Collected data:
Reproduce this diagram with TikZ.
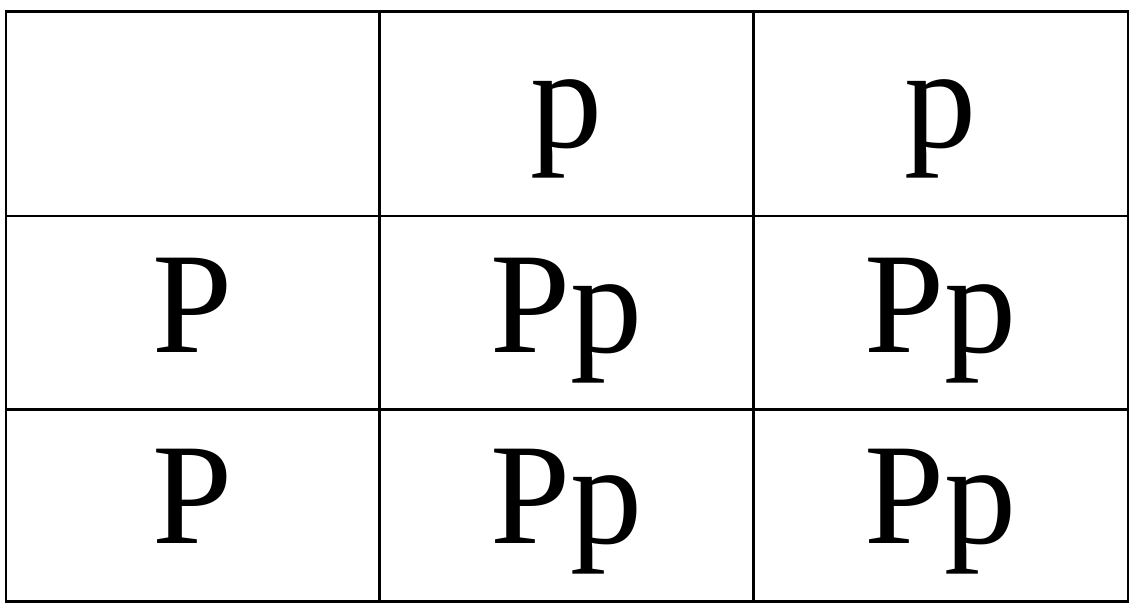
\documentclass[tikz,border=0pt]{standalone}
\usepackage{fontspec}
\setmainfont{LiberationSerif}[Extension=.ttf, UprightFont=*-Regular, BoldFont=*-Bold]
\begin{document}
\begin{tikzpicture}
    \tikzstyle{every node}=[font=\fontsize{41}{49}\selectfont, inner sep=0pt, anchor=base]
    \tikzset{
        grid/.style={draw, line width=0.8pt}
        }
    \useasboundingbox (0,0) rectangle (11.35,6.10);

    %table lines
    \draw [grid] (0.06,0.085) rectangle (11.28,5.985);
    \draw [grid] (3.795,0.085) -- (3.795,5.985);
    \draw [grid] (7.535,0.085) -- (7.535,5.985);
    \draw [grid] (0.06,3.94) -- (11.28,3.94);
    \draw [grid] (0.06,2.005) -- (11.28,2.005);

    %header
    \node (top1) at (5.665,4.62) {p};
    \node (top2) at (9.4075,4.62) {p};

    %row 1
    \node (left1) at (1.9275,2.57) {P};
    \node (cell11) at (5.665,2.57) {Pp};
    \node (cell12) at (9.4075,2.57) {Pp};

    %row 2
    \node (left2) at (1.9275,0.66) {P};
    \node (cell21) at (5.665,0.66) {Pp};
    \node (cell22) at (9.4075,0.66) {Pp};
\end{tikzpicture}
\end{document}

Problem to work on:
Pictures are excluded; extract exactly the lines from the start of the data through the line that holds "(0,0) rectangle (11.35,6.10);", both ends included.

Output of the task:
Reproduce this diagram with TikZ.
\documentclass[tikz,border=0pt]{standalone}
\usepackage{fontspec}
\setmainfont{LiberationSerif}[Extension=.ttf, UprightFont=*-Regular, BoldFont=*-Bold]
\begin{document}
\begin{tikzpicture}
    \tikzstyle{every node}=[font=\fontsize{41}{49}\selectfont, inner sep=0pt, anchor=base]
    \tikzset{
        grid/.style={draw, line width=0.8pt}
        }
    \useasboundingbox (0,0) rectangle (11.35,6.10);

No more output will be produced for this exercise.